Kamu harus menyeberangi jembatan kayu yang agak reyot untuk bisa mencapai ke sana.

Selain itu, kamu juga bisa mengunjungi pabrik kecap nomor satu di Tanjung Pinang, yakni Kecap Cap Pagoda. Pembuatannya masih tradisional.

Menggunakan gentong-gentong yang berjejer di halaman, kecap difermentasi hingga menghasilkan rasa yang kaya. Kecap asin ini punya rasa yang nikmat, berbeda dengan kecap asin produksi pabrik.

- Makan Siang di Sup Ikan Aulia

Setelah puas berkeliling di Senggarang, saatnya mengisi perut. Kami berangkat dari Senggarang sekitar pukul 13.00 WIB. Sup Ikan Aulia yang terletak di Jalan MT Haryono No.27 ini jadi salah satu tempat favorit masyarakat Tanjung Pinang untuk menikmati sup ikan.

Kami mencoba dua macam sup ikan, yakni sup ikan yang hanya berisikan daging filet ikan dan sup ikan berisikan potongan kepala ikan.
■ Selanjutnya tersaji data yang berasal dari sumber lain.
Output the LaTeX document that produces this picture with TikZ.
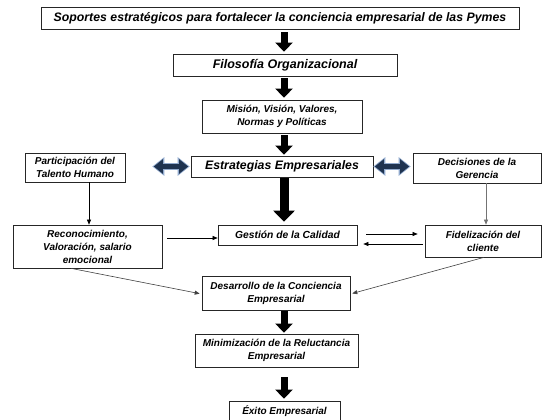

Dan yang kedua yang jadi favorit.

Rasa dari sup ikan ini cukup kuat, rasa gurih mendominasi semangkuk sup dengan kuah bening tersebut.

Selain potongan ikan bulat yang digunakan, terdapat juga irisan sawi asin yang semakin memperkaya rasa. Semangkuk sup ini dijual sekitar Rp24.000 - Rp32.000 per mangkuk. Sup ikan Aulia buka Senin - Sabtu pukul 07.00 - 17.00 WIB.

- Keliling Kota Lama

Setelah mengisi perut, sekitar pukul 14.30 kami pun berangkat menuju pusat kota Tanjung Pinang. Tujuannya untuk mengitari kota mencari jejak kolonial di Tanjung Pinang.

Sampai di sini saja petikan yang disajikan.